* [Work to be completed] Copy exactly, and only, the lines between the line holding "Clone this chart in seaborn and matplotlib." and the line holding "import seaborn as sns", inclusive; skip the pictures.

* [Data for this task]
* start *

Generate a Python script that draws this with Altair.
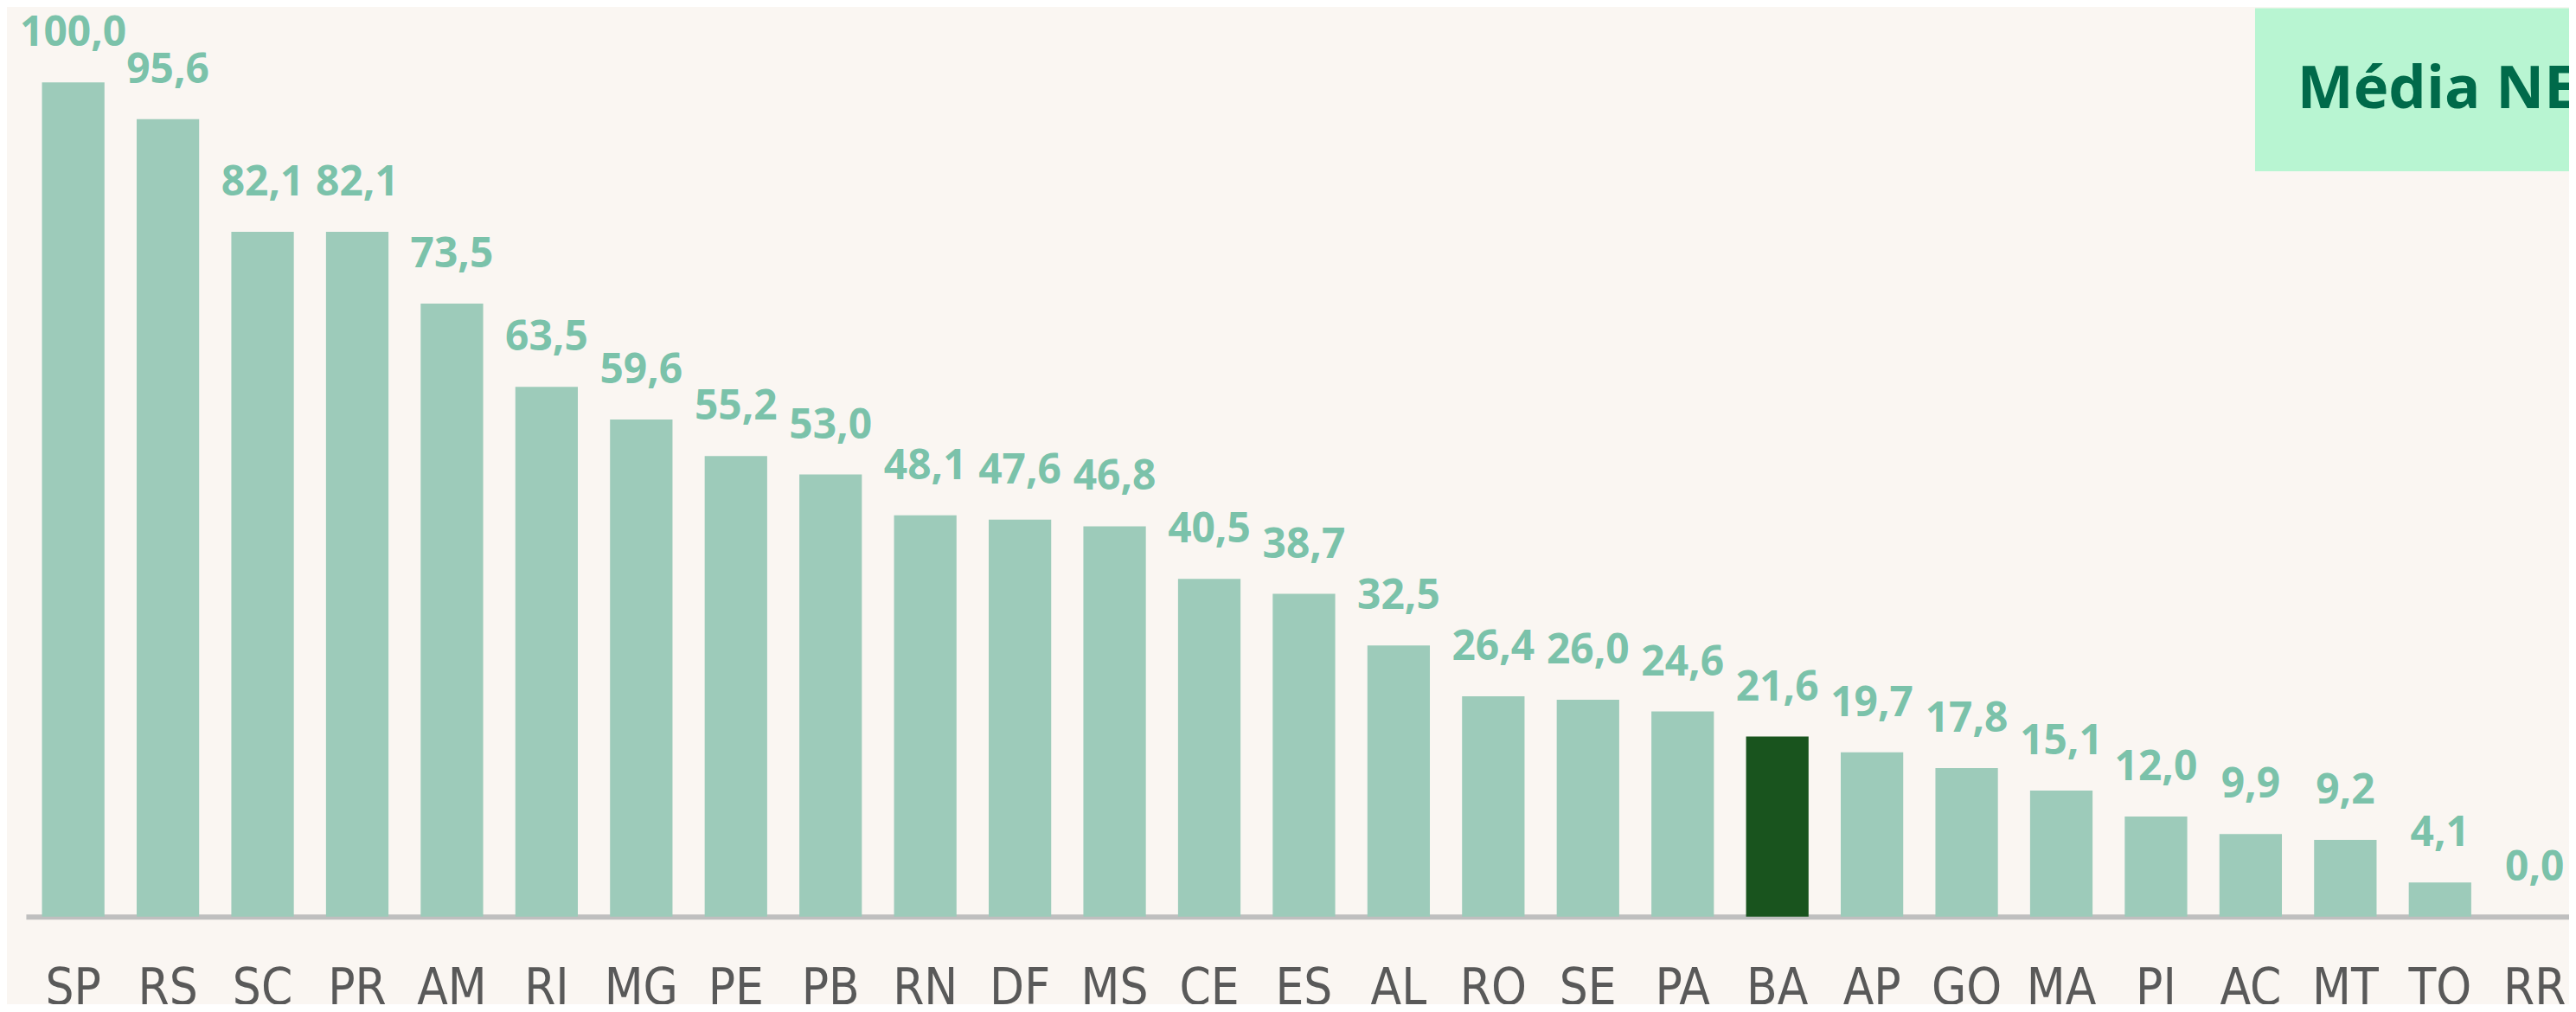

* end *
* start *

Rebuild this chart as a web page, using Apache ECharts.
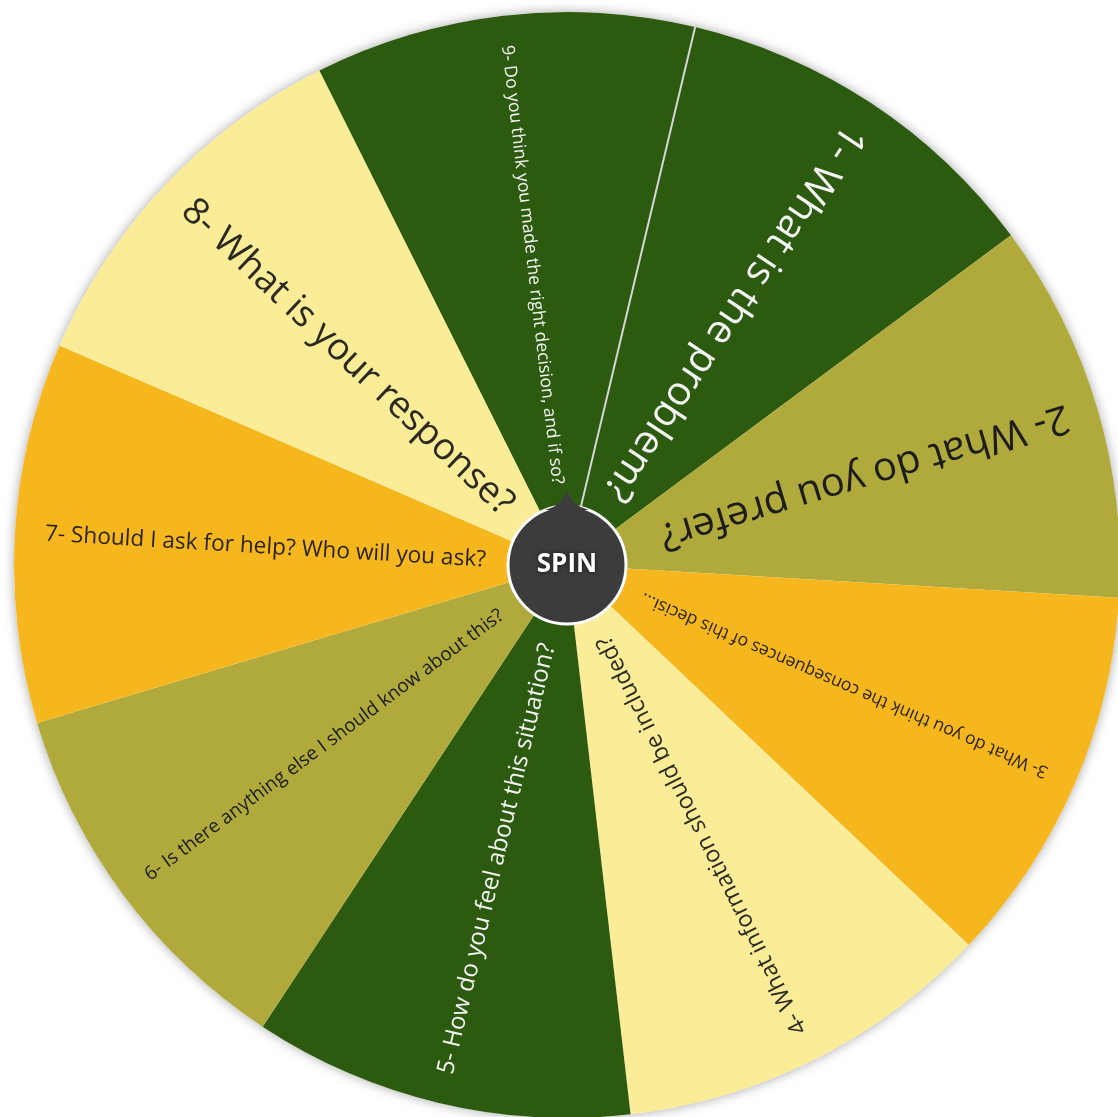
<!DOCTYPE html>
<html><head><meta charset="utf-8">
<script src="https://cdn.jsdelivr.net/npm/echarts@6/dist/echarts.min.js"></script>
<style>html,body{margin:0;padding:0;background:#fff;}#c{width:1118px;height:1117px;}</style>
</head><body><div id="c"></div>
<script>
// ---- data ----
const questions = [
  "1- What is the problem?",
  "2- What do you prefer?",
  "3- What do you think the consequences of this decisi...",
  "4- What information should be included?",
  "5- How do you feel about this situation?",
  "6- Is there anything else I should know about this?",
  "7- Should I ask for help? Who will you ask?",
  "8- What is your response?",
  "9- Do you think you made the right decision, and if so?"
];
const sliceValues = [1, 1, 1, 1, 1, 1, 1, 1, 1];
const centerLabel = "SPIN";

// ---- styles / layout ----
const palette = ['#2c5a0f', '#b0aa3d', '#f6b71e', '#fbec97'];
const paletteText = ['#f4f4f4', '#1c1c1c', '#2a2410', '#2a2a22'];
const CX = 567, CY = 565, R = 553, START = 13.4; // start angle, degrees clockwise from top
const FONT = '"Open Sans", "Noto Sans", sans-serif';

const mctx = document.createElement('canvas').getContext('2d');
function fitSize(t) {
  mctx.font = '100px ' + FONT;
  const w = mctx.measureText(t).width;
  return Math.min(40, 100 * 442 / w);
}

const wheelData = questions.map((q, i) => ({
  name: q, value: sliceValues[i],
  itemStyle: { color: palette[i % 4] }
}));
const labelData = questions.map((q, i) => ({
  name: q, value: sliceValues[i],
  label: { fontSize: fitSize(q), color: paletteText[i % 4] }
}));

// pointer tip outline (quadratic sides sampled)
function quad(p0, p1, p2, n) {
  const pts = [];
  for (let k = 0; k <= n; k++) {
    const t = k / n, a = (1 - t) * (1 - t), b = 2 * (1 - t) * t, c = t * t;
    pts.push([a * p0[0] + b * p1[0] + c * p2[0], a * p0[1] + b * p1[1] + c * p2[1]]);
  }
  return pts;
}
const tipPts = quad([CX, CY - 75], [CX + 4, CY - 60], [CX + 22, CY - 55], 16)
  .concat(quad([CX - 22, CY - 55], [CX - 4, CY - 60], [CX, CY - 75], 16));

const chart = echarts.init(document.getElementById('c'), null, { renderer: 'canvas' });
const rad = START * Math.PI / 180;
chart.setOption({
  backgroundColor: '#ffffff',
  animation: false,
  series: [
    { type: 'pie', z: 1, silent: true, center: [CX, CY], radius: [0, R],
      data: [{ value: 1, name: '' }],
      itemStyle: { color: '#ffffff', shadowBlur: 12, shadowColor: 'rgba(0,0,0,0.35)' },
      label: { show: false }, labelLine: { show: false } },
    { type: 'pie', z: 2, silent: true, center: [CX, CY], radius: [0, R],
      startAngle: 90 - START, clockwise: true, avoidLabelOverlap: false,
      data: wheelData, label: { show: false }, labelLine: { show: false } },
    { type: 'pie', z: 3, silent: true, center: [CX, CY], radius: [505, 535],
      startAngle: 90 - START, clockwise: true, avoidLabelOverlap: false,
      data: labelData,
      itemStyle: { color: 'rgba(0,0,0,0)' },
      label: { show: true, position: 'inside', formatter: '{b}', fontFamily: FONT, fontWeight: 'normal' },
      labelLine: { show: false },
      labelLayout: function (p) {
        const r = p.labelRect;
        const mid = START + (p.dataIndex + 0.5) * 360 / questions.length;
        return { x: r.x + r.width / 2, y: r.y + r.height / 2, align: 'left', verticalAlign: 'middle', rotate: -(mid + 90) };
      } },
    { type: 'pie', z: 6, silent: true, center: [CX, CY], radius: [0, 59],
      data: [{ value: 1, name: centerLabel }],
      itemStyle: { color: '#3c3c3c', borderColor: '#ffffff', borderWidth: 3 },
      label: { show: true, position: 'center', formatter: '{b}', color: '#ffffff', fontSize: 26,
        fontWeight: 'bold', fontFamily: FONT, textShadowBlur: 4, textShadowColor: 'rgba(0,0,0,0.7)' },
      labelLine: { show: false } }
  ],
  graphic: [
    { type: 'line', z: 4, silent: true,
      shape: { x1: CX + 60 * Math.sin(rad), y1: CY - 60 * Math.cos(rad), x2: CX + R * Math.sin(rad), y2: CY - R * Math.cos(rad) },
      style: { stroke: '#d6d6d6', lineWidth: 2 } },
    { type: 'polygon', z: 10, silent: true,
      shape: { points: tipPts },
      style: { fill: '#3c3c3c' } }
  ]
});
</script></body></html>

* end *
* start *

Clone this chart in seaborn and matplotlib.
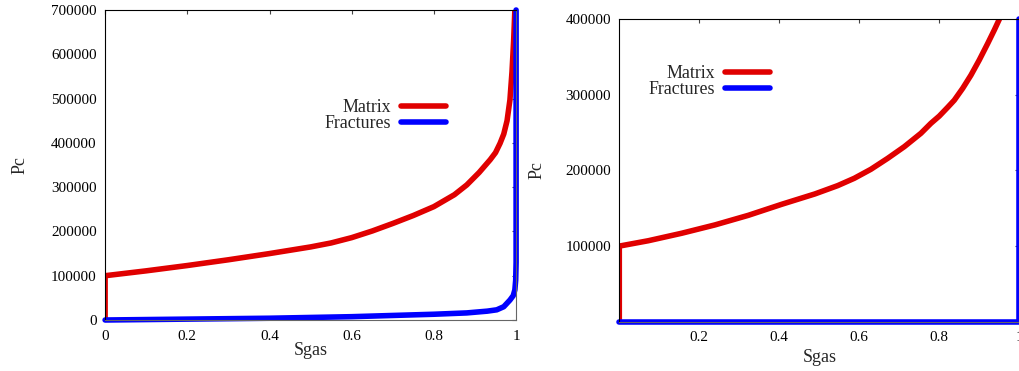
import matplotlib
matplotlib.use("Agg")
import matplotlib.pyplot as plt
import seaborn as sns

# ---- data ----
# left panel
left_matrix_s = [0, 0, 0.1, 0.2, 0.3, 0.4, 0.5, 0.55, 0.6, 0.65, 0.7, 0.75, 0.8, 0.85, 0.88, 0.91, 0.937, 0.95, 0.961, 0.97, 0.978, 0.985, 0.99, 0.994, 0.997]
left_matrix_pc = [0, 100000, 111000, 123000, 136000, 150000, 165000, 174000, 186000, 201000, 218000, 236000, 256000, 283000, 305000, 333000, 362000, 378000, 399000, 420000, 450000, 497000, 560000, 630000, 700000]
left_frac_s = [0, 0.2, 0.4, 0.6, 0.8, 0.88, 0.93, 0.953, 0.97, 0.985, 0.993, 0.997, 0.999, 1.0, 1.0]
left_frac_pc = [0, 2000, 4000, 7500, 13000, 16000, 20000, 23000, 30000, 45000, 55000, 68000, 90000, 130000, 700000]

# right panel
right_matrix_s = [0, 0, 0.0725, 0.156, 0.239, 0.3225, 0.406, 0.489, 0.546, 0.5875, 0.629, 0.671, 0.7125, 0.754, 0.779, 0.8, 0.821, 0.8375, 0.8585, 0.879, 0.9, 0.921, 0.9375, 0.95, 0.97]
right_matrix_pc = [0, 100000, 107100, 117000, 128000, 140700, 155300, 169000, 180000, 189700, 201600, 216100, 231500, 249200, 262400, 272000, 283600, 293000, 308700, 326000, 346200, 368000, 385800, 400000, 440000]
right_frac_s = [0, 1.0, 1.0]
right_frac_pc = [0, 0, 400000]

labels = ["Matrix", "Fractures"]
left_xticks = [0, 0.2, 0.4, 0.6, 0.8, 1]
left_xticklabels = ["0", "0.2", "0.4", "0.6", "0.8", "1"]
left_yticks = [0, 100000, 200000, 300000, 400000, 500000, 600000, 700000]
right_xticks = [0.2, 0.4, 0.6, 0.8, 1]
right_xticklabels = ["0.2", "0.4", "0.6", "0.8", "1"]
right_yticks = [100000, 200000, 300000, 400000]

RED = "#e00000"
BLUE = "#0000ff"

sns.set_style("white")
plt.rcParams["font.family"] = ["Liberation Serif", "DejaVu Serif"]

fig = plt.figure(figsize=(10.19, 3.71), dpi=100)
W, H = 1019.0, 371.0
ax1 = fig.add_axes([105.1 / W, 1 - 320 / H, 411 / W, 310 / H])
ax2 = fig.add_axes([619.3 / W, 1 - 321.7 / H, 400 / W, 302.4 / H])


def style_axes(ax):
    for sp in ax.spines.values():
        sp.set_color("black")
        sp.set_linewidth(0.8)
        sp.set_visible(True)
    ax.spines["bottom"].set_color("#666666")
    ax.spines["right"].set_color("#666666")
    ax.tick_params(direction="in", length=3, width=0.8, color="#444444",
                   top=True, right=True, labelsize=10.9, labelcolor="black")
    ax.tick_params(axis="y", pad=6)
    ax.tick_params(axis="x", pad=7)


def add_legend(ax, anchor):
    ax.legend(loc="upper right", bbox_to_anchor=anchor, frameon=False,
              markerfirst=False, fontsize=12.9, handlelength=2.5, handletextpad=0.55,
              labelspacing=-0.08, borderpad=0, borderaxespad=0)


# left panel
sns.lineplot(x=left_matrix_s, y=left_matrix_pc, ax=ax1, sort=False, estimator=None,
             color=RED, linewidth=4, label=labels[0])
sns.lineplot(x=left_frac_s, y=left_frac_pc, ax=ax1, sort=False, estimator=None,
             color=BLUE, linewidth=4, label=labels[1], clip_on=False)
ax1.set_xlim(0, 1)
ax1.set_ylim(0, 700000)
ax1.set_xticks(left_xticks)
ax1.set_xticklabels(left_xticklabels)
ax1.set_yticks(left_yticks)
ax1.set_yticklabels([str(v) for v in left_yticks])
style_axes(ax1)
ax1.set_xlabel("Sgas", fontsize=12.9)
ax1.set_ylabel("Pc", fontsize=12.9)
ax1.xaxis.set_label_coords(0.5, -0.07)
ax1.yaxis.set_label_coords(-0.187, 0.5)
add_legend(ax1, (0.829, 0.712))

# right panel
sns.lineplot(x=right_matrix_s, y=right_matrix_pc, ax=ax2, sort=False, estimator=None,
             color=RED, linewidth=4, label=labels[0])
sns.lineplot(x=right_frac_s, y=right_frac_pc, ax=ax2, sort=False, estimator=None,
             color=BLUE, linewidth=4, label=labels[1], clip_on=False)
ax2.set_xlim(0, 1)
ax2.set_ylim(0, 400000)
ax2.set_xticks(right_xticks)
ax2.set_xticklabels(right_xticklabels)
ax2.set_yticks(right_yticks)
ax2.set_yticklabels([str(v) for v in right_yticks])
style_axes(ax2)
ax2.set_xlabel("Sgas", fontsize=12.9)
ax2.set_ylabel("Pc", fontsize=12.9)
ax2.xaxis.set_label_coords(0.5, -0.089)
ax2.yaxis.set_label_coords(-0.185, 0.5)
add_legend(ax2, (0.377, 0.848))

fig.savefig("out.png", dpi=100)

* end *

* [Reply]
Clone this chart in seaborn and matplotlib.
import matplotlib
matplotlib.use("Agg")
import matplotlib.pyplot as plt
import seaborn as sns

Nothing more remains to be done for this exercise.